▶ [YOUR INSTRUCTIONS] Copy exactly, and only, the lines below from the first through the one containing "(68,193) rectangle (470,231);", both included; pictures are omitted.

▶ [DATASET EXTRACT]

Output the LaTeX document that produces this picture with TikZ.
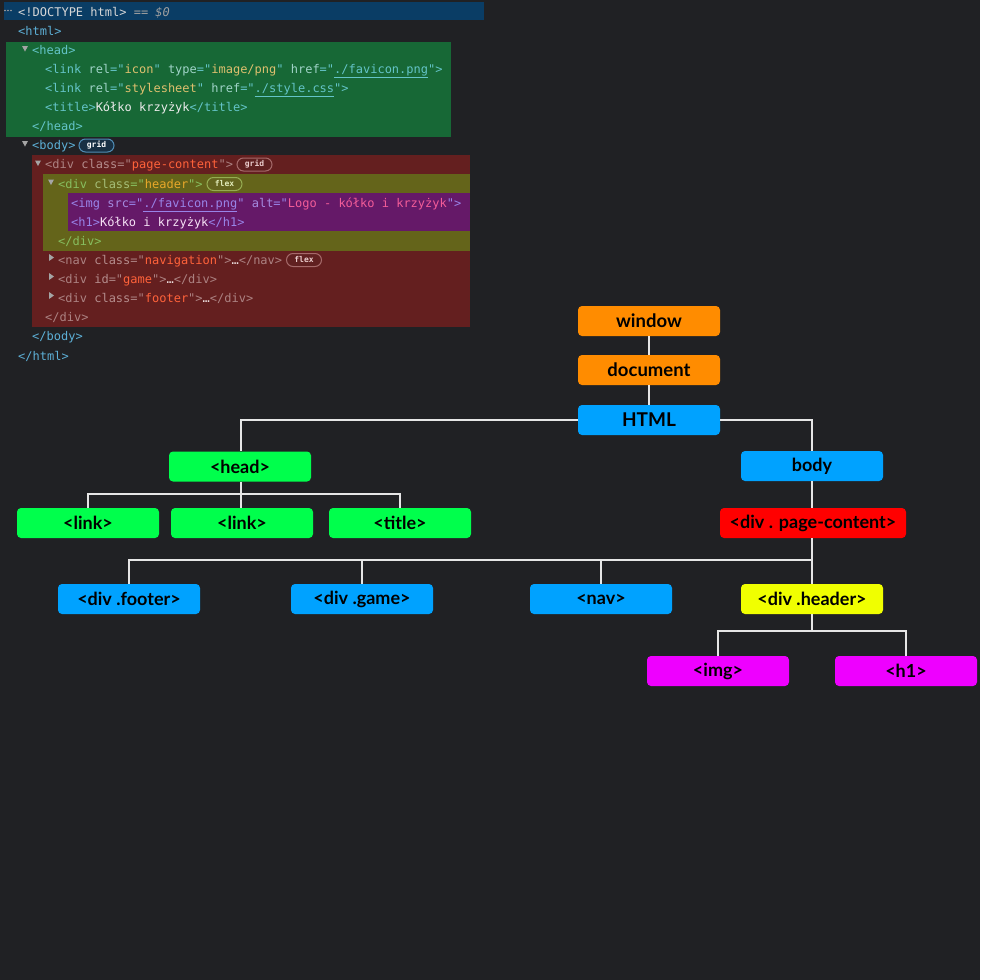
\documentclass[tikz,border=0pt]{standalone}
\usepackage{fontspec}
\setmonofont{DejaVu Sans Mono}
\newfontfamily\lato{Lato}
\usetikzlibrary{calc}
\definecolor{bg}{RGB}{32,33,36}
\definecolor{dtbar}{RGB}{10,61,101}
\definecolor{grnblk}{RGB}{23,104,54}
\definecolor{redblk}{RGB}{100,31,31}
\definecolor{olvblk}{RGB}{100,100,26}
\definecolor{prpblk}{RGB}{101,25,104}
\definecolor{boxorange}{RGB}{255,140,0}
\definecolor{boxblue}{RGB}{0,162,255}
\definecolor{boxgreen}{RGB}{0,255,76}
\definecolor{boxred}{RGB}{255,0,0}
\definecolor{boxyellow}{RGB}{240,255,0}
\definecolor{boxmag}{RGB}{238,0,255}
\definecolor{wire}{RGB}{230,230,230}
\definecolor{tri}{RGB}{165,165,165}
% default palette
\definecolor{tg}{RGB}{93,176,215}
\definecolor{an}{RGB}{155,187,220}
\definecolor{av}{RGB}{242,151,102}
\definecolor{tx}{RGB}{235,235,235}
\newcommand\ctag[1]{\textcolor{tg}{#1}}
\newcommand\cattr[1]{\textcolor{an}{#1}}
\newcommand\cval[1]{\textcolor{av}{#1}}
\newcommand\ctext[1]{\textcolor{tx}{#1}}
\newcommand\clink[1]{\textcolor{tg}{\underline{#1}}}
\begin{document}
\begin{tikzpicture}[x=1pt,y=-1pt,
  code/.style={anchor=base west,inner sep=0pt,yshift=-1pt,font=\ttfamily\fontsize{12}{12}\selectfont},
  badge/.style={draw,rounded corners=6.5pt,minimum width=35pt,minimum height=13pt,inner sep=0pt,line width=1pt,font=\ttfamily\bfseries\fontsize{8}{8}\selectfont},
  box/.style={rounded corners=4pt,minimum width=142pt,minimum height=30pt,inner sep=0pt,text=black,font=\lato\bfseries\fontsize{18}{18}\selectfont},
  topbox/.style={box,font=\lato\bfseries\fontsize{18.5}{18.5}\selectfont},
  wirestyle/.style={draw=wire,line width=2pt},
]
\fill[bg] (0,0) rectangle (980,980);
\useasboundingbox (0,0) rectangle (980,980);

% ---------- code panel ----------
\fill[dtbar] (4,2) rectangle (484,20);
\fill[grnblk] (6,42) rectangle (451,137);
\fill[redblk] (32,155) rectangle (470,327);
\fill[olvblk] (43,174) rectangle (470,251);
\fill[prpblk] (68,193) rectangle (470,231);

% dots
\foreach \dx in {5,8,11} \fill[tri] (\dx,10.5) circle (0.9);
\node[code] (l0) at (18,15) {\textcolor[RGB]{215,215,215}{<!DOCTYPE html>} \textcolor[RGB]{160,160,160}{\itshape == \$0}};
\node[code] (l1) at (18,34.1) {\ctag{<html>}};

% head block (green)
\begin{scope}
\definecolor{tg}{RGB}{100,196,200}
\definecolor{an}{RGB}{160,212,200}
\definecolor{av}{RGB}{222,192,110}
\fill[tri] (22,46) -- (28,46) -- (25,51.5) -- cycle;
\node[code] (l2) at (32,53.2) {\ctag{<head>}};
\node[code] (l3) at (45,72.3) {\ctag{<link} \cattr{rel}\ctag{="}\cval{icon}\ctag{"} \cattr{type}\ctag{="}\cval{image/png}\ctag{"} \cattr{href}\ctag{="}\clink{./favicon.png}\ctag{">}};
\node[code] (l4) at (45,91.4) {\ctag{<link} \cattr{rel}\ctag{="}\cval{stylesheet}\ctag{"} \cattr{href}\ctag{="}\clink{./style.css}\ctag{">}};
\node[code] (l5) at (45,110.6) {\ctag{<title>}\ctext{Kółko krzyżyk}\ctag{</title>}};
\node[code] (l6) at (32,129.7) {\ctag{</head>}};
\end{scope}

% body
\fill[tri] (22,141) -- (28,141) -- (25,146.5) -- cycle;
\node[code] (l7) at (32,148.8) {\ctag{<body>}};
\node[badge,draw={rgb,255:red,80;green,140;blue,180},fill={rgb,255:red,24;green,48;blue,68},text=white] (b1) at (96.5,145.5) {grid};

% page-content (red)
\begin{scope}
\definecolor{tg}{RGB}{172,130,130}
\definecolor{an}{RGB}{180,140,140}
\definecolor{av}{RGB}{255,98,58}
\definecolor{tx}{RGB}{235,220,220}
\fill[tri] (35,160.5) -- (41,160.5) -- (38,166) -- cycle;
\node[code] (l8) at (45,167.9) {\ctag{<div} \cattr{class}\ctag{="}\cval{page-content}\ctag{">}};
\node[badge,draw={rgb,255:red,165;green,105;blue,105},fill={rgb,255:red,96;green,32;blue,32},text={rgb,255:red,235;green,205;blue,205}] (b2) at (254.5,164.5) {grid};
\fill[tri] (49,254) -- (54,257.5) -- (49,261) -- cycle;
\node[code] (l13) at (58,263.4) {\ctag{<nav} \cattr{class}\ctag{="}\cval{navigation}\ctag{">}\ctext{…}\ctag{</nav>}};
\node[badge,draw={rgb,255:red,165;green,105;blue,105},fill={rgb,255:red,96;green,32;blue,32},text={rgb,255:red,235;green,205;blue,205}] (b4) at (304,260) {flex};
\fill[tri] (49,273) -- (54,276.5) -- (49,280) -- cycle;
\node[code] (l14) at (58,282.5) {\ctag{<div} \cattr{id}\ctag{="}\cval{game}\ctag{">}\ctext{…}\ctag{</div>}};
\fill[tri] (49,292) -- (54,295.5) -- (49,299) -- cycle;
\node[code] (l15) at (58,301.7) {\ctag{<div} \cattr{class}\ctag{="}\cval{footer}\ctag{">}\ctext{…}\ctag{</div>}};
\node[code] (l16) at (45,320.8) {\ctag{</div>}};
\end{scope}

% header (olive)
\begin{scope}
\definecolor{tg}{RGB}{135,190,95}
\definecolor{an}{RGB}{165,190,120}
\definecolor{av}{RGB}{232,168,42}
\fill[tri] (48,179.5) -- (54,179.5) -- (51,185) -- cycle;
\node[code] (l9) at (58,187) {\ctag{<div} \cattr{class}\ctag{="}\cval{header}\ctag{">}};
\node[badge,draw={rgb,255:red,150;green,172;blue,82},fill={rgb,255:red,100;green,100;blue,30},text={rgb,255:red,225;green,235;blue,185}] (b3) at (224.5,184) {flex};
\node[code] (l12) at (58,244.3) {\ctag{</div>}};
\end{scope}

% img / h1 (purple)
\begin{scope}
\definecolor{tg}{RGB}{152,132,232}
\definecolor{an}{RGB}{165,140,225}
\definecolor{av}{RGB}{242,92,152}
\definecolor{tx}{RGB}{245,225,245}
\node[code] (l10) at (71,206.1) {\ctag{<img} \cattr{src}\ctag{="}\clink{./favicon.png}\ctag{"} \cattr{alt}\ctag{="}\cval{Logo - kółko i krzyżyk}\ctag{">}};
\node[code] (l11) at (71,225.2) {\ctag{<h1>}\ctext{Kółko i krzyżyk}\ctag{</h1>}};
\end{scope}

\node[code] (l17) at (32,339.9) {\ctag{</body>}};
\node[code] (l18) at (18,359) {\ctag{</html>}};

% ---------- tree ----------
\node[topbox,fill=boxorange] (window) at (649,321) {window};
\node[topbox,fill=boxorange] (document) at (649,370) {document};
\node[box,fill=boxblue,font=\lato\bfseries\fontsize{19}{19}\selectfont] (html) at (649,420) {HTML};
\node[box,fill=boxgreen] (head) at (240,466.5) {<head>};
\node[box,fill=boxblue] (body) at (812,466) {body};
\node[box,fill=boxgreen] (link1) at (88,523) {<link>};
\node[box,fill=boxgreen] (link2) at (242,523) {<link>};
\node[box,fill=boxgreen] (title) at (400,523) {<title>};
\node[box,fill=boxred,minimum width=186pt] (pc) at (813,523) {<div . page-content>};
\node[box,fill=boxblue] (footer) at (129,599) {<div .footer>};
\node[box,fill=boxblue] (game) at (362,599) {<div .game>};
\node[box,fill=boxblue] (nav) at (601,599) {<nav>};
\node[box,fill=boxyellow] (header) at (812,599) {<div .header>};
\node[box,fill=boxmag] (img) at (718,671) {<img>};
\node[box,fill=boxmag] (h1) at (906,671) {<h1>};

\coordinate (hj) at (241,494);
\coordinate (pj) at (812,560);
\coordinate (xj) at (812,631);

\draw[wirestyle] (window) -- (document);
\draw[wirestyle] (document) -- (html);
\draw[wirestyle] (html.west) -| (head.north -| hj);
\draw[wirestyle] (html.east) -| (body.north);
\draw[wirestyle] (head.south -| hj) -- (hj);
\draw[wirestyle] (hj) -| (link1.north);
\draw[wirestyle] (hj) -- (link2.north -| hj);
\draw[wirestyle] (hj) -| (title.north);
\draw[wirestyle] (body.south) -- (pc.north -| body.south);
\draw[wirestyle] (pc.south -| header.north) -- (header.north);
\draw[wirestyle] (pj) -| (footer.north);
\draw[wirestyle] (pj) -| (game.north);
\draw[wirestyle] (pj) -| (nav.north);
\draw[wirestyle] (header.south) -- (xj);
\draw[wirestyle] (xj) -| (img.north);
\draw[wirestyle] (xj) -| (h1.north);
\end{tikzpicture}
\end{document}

▶ [IN RESPONSE]
Output the LaTeX document that produces this picture with TikZ.
\documentclass[tikz,border=0pt]{standalone}
\usepackage{fontspec}
\setmonofont{DejaVu Sans Mono}
\newfontfamily\lato{Lato}
\usetikzlibrary{calc}
\definecolor{bg}{RGB}{32,33,36}
\definecolor{dtbar}{RGB}{10,61,101}
\definecolor{grnblk}{RGB}{23,104,54}
\definecolor{redblk}{RGB}{100,31,31}
\definecolor{olvblk}{RGB}{100,100,26}
\definecolor{prpblk}{RGB}{101,25,104}
\definecolor{boxorange}{RGB}{255,140,0}
\definecolor{boxblue}{RGB}{0,162,255}
\definecolor{boxgreen}{RGB}{0,255,76}
\definecolor{boxred}{RGB}{255,0,0}
\definecolor{boxyellow}{RGB}{240,255,0}
\definecolor{boxmag}{RGB}{238,0,255}
\definecolor{wire}{RGB}{230,230,230}
\definecolor{tri}{RGB}{165,165,165}
% default palette
\definecolor{tg}{RGB}{93,176,215}
\definecolor{an}{RGB}{155,187,220}
\definecolor{av}{RGB}{242,151,102}
\definecolor{tx}{RGB}{235,235,235}
\newcommand\ctag[1]{\textcolor{tg}{#1}}
\newcommand\cattr[1]{\textcolor{an}{#1}}
\newcommand\cval[1]{\textcolor{av}{#1}}
\newcommand\ctext[1]{\textcolor{tx}{#1}}
\newcommand\clink[1]{\textcolor{tg}{\underline{#1}}}
\begin{document}
\begin{tikzpicture}[x=1pt,y=-1pt,
  code/.style={anchor=base west,inner sep=0pt,yshift=-1pt,font=\ttfamily\fontsize{12}{12}\selectfont},
  badge/.style={draw,rounded corners=6.5pt,minimum width=35pt,minimum height=13pt,inner sep=0pt,line width=1pt,font=\ttfamily\bfseries\fontsize{8}{8}\selectfont},
  box/.style={rounded corners=4pt,minimum width=142pt,minimum height=30pt,inner sep=0pt,text=black,font=\lato\bfseries\fontsize{18}{18}\selectfont},
  topbox/.style={box,font=\lato\bfseries\fontsize{18.5}{18.5}\selectfont},
  wirestyle/.style={draw=wire,line width=2pt},
]
\fill[bg] (0,0) rectangle (980,980);
\useasboundingbox (0,0) rectangle (980,980);

% ---------- code panel ----------
\fill[dtbar] (4,2) rectangle (484,20);
\fill[grnblk] (6,42) rectangle (451,137);
\fill[redblk] (32,155) rectangle (470,327);
\fill[olvblk] (43,174) rectangle (470,251);
\fill[prpblk] (68,193) rectangle (470,231);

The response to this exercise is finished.